Yes, most autoimmune conditions are more common in females and get commoner with age. Lupus has a peak in childbearing years maybe related to oestrogens. There are also specifically childhood immune disturbances - maybe due to errors in early development or genes. Multiple sclerosis is unusual in having a peak at 35. What seems hard to fit with an immune process is an onset in adolescence with improvement and then worsening at 35. I don't really buy this idea of immune exhaustion. I am not sure what it could mean.
 

voner

Senior Member
Messages
592
Yes, most autoimmune conditions are more common in females and get commoner with age. Lupus has a peak in childbearing years maybe related to oestrogens. There are also specifically childhood immune disturbances - maybe due to errors in early development or genes. Multiple sclerosis is unusual in having a peak at 35. What seems hard to fit with an immune process is an onset in adolescence with improvement and then worsening at 35. I don't really buy this idea of immune exhaustion. I am not sure what it could mean.

@Jonathan Edwards,

If not immune exhaustion, can you speculate about what other processes might cause this "two peak" type of profile?
 

Chrisb

Senior Member
Messages
1,051
Would post-polio syndrome fit into this sort of idea, or is that thought to be something different?
 

paul80

Senior Member
Messages
298
I got glandular fever(mono) at 15, never recovered fully but got slightly better in my 20's. The last couple of years i got much worse. I'm 35.

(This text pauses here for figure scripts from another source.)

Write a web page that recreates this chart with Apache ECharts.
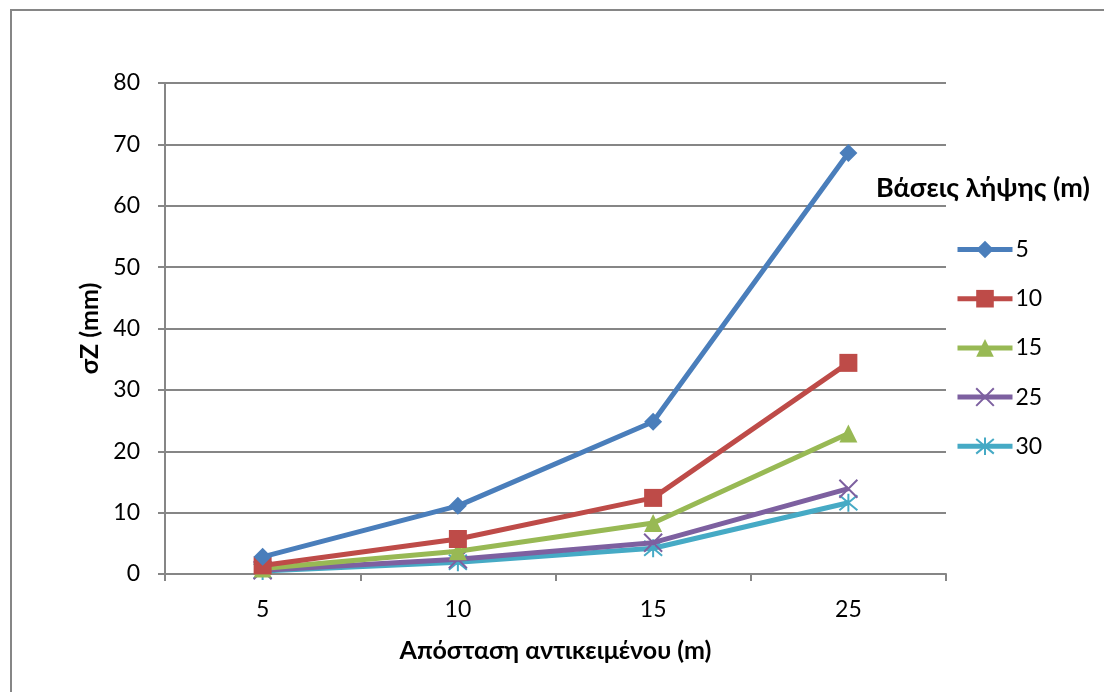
<!DOCTYPE html>
<html><head><meta charset="utf-8">
<script src="https://cdn.jsdelivr.net/npm/echarts@6/dist/echarts.min.js"></script>
<style>html,body{margin:0;padding:0;background:#fff}#c{width:1104px;height:692px}</style>
</head><body><div id="c"></div>
<script>
const categories = ['5', '10', '15', '25'];
const seriesNames = ['5', '10', '15', '25', '30'];
const s5 = [2.8, 11.1, 24.8, 68.6];
const s10 = [1.4, 5.7, 12.4, 34.4];
const s15 = [0.9, 3.7, 8.3, 22.9];
const s25 = [0.6, 2.4, 5.1, 13.9];
const s30 = [0.5, 1.9, 4.2, 11.6];
const yTicks = [0, 10, 20, 30, 40, 50, 60, 70, 80];

const FONT = 'Lato, "Open Sans", sans-serif';
const colors = ['#4A7EBB', '#BE4B48', '#98B954', '#7D60A0', '#46AAC5'];
const symbols = [
  'diamond', 'rect', 'triangle',
  'path://M0,0 L10,10 M10,0 L0,10',
  'path://M0,0 L10,10 M10,0 L0,10 M5,-1 L5,11'
];
const sizes = [18, 18, 18, 18, 18];
const data = [s5, s10, s15, s25, s30];

const chart = echarts.init(document.getElementById('c'));
chart.setOption({
  animation: false,
  backgroundColor: '#fff',
  grid: { left: 165, right: 158, top: 83, bottom: 118, containLabel: false },
  title: {
    text: 'Βάσεις λήψης (m)', left: 876, top: 175, padding: 0,
    textStyle: { fontFamily: FONT, fontWeight: 'bold', fontSize: 27, color: '#000' }
  },
  legend: {
    orient: 'vertical', left: 955, top: 238, padding: 0,
    itemWidth: 55, itemHeight: 22, itemGap: 26.2,
    lineStyle: { width: 5 },
    textStyle: { fontFamily: FONT, fontSize: 23, color: '#000', padding: [0, 0, 0, -2] },
    data: seriesNames
  },
  xAxis: {
    type: 'category', data: categories, boundaryGap: true,
    name: 'Απόσταση αντικειμένου (m)', nameLocation: 'middle', nameGap: 64,
    nameTextStyle: { fontFamily: FONT, fontWeight: 'bold', fontSize: 25, color: '#000' },
    axisLine: { lineStyle: { color: '#868686', width: 2 } },
    axisTick: { show: true, length: 7, alignWithLabel: false, lineStyle: { color: '#868686', width: 2 } },
    axisLabel: { fontFamily: FONT, fontSize: 23, color: '#000', margin: 24 },
    splitLine: { show: false }
  },
  yAxis: {
    type: 'value', min: 0, max: 80, interval: 10,
    name: 'σZ (mm)', nameLocation: 'middle', nameGap: 63, nameRotate: 90,
    nameTextStyle: { fontFamily: FONT, fontWeight: 'bold', fontSize: 25, color: '#000' },
    axisLine: { show: true, lineStyle: { color: '#868686', width: 2 } },
    axisTick: { show: true, length: 7, lineStyle: { color: '#868686', width: 2 } },
    axisLabel: {
      fontFamily: FONT, fontSize: 23, color: '#000', margin: 25,
      formatter: v => yTicks.includes(v) ? String(v) : ''
    },
    splitLine: { show: true, lineStyle: { color: '#868686', width: 2 } }
  },
  graphic: [{
    type: 'rect', shape: { x: 11, y: 10, width: 1110, height: 700 },
    style: { fill: 'none', stroke: '#868686', lineWidth: 2 }, silent: true, z: -1
  }],
  series: seriesNames.map((n, i) => ({
    name: n, type: 'line', data: data[i],
    symbol: symbols[i], symbolSize: sizes[i],
    lineStyle: { width: 5, color: colors[i] },
    itemStyle: i >= 3
      ? { color: colors[i], borderColor: colors[i], borderWidth: 2 }
      : { color: colors[i] },
    z: 10 - i
  }))
});
</script>
</body></html>
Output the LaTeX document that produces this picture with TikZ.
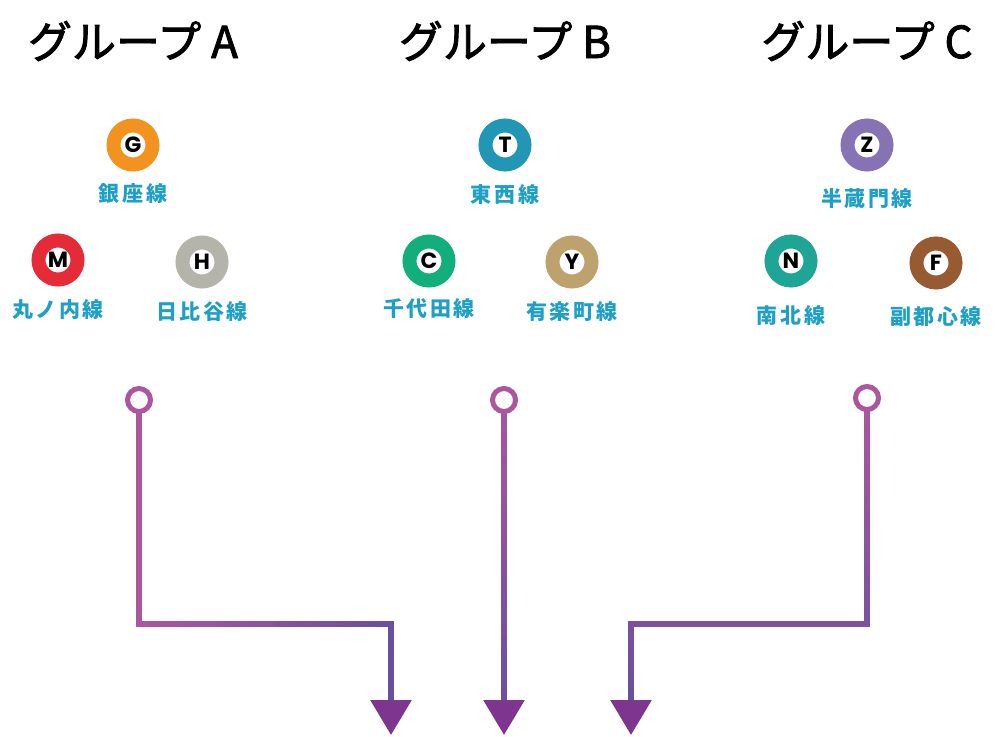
\documentclass[tikz,border=0pt]{standalone}
\usepackage{fontspec}
\newfontfamily\cjkfont{Noto Sans CJK JP}
\newfontfamily\titlefont{Noto Sans CJK JP}[FakeBold=2]
\newfontfamily\badgefont{Poppins}
\usetikzlibrary{calc,arrows.meta,positioning}

\definecolor{ginza}{HTML}{F29320}
\definecolor{marunouchi}{HTML}{E52A38}
\definecolor{hibiya}{HTML}{B4B4AB}
\definecolor{tozai}{HTML}{2196B5}
\definecolor{chiyoda}{HTML}{12AE7C}
\definecolor{yurakucho}{HTML}{BEA26D}
\definecolor{hanzomon}{HTML}{8673B3}
\definecolor{namboku}{HTML}{1EA595}
\definecolor{fukutoshin}{HTML}{965B31}
\definecolor{labelblue}{HTML}{1E9FC5}
\definecolor{wirepink}{HTML}{AD56A0}
\definecolor{wireblue}{HTML}{6A4F9E}
\definecolor{tipviolet}{HTML}{7D358F}

\tikzset{
  station/.style={circle,draw=#1,line width=14pt,fill=white,
    minimum size=39pt,inner sep=0pt,
    font=\badgefont\bfseries\fontsize{22}{22}\selectfont},
  linename/.style={inner sep=0pt,text height=15pt,text depth=0pt,
    text=labelblue,
    font=\cjkfont\bfseries\fontsize{21}{21}\selectfont\addfontfeature{LetterSpace=12}},
  grouptitle/.style={anchor=base,inner sep=0pt,
    font=\titlefont\fontsize{44}{44}\selectfont},
  startring/.style={circle,draw=wirepink,line width=5pt,fill=white,
    minimum size=23pt,inner sep=0pt},
  wire/.style={line width=6pt,line cap=rect},
  headtip/.style={line width=6pt,
    -{Triangle[width=40pt,length=35pt,color=tipviolet]}}
}

% #1,#2 end points, #3,#4 share of pink at both ends
\newcommand\gradwire[4]{%
  \foreach \k in {0,...,19}{%
    \pgfmathsetmacro\mixa{#3+(#4-#3)*(\k+0.5)/20}%
    \pgfmathsetmacro\fa{\k/20}%
    \pgfmathsetmacro\fb{(\k+1)/20}%
    \draw[wire,color=wirepink!\mixa!wireblue]
      ($(#1)!\fa!(#2)$) -- ($(#1)!\fb!(#2)$);
  }}

\begin{document}
\begin{tikzpicture}[x=1pt,y=-1pt]
\useasboundingbox (0,0) rectangle (1000,736);

% group titles
\node[grouptitle] (titleA) at (133,58) {グループ A};
\node[grouptitle] (titleB) at (505,58) {グループ B};
\node[grouptitle] (titleC) at (867,58) {グループ C};

% group A
\node[station=ginza] (G) at (133,145) {G};
\node[linename,below=15pt of G] (Glbl) {銀座線};
\node[station=marunouchi] (M) at (58,260) {M};
\node[linename,below=16pt of M] (Mlbl) {丸ノ内線};
\node[station=hibiya] (H) at (202,262) {H};
\node[linename,below=16pt of H] (Hlbl) {日比谷線};

% group B
\node[station=tozai] (T) at (505,145) {T};
\node[linename,below=16pt of T] (Tlbl) {東西線};
\node[station=chiyoda] (C) at (429,261) {C};
\node[linename,below=14pt of C] (Clbl) {千代田線};
\node[station=yurakucho] (Y) at (572,262) {Y};
\node[linename,below=16pt of Y] (Ylbl) {有楽町線};

% group C
\node[station=hanzomon] (Z) at (867,145) {Z};
\node[linename,below=20pt of Z] (Zlbl) {半蔵門線};
\node[station=namboku] (N) at (791,261) {N};
\node[linename,below=21pt of N] (Nlbl) {南北線};
\node[station=fukutoshin] (F) at (936,263) {F};
\node[linename,below=20pt of F] (Flbl) {副都心線};

% connectors
\coordinate (kA1) at (139,624);
\coordinate (kA2) at (391,624);
\coordinate (aA) at (391,700);
\coordinate (tA) at (391,735);
\coordinate (sA) at (139,400);
\coordinate (sB) at (504,400);
\coordinate (aB) at (504,700);
\coordinate (tB) at (504,735);
\coordinate (sC) at (867,398);
\coordinate (kC1) at (867,624);
\coordinate (kC2) at (631,624);
\coordinate (aC) at (631,700);
\coordinate (tC) at (631,735);

\gradwire{sA}{kA1}{100}{100}
\gradwire{kA1}{kA2}{100}{0}
\gradwire{kA2}{aA}{0}{0}
\draw[headtip] (aA) -- (tA);

\gradwire{sB}{aB}{100}{0}
\draw[headtip] (aB) -- (tB);

\gradwire{sC}{kC1}{100}{28}
\gradwire{kC1}{kC2}{28}{28}
\gradwire{kC2}{aC}{28}{0}
\draw[headtip] (aC) -- (tC);

\node[startring] (ringA) at (sA) {};
\node[startring] (ringB) at (sB) {};
\node[startring] (ringC) at (sC) {};
\end{tikzpicture}
\end{document}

I thought(hoped) it's my adrenals that are causing me to deteriorate cause my sleep has been really messed up. Should get my results for that back this week.
 

halcyon

Senior Member
Messages
2,482
Would post-polio syndrome fit into this sort of idea, or is that thought to be something different?
There are some interesting analogs between ME and PPS. I believe the onset of PPS is normally thought to be x number of years following the infection, not necessarily at a certain age. There could be an age factor too though, I don't know a lot about it.
 

me/cfs 27931

Guest
Messages
1,294
Sorry to hear that @Webdog
How were you before your decline at 38?
My disease since age 15 has been relapsing/remitting. Typically I would get very sick for 1-4 years before a partial remission of similar duration. During remission I could generally go back to work full time or school.

Since age 38, remissions have been significantly less. Once mostly episodic neurological symptoms are now chronic. Particularly cognitive function, eye movement, gait problems and breathing problems. Age 38 definitively marked the end of my ability to work full time.

Currently, I'm more than 2 years into a relapse and mostly housebound.